Mata saya tertuju pada sebuah stand yang telah dikerumuni beberapa orang di depannya. Saya mendekat dan terlihat sesosok pria dibantu oleh dua orang lainnya, tengah meracik kopi.
Pengunjung yang mengerumuni pun terlihat antusias, meski terlihat wajah-wajah lelah yang belum tersentuh kopi di pagi ini. Terutama itu tuh, bapak petugas polisi yang mungkin saja semalam bertugas hingga larut malam. Jelas butuh kopi beliau ini.
Nah, ngapain lagi datang ke Festival Kopi kalau tidak pesan kopi? Apalagi buat saya, kalau belum ngopi di pagi hari, mata ini rasanya belum terbuka penuh. Maka datang ke festival ini benar-benar membukakan mata saya.

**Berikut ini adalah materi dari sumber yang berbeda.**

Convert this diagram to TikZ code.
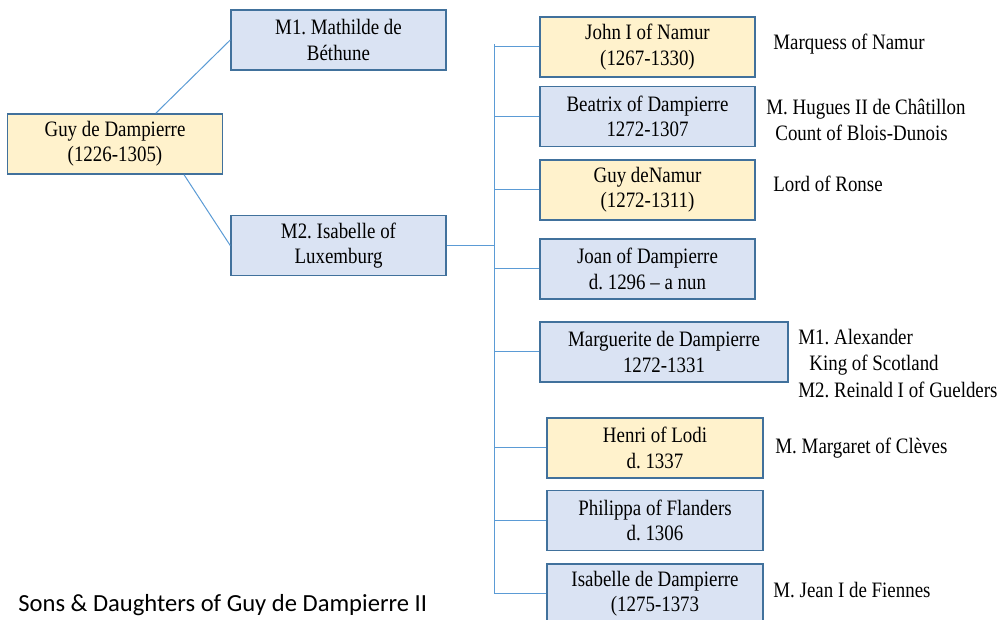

Sambil meracik kopi, bapak peracik kopi itu terlihat ramah melayani pertanyaan dari pengunjung. Ya, makna sebuah festival begini tentu bertemunya petani dan pemilik usaha dengan para penikmat kopi. Maka wajar jika ada tanya jawab dan diskusi yang tak berjarak. Sangat beda dengan ngopi di kafe kebanyakan.
"Pak, bedanya kopi diseduh sama disaring apaan ya?" tanya seorang pemuda.
"Kalau diseduh biasanya rasa kopinya lebih terasa kuat, tapi kalau disaring rasanya lebih clean gitu. Bagi saya sih soal selera juga ya, saya lebih suka diseduh tubruk gitu, jadi asli rasa kopinya lebih keluar. Selera sih ya, nggak ada yang salah juga," jelasnya.
Sepakat Pak. Ngopi ngapain ribet sih? Mau diseduh atau disaring oke saja, yang penting tetap ngopi dan cocok di lidah.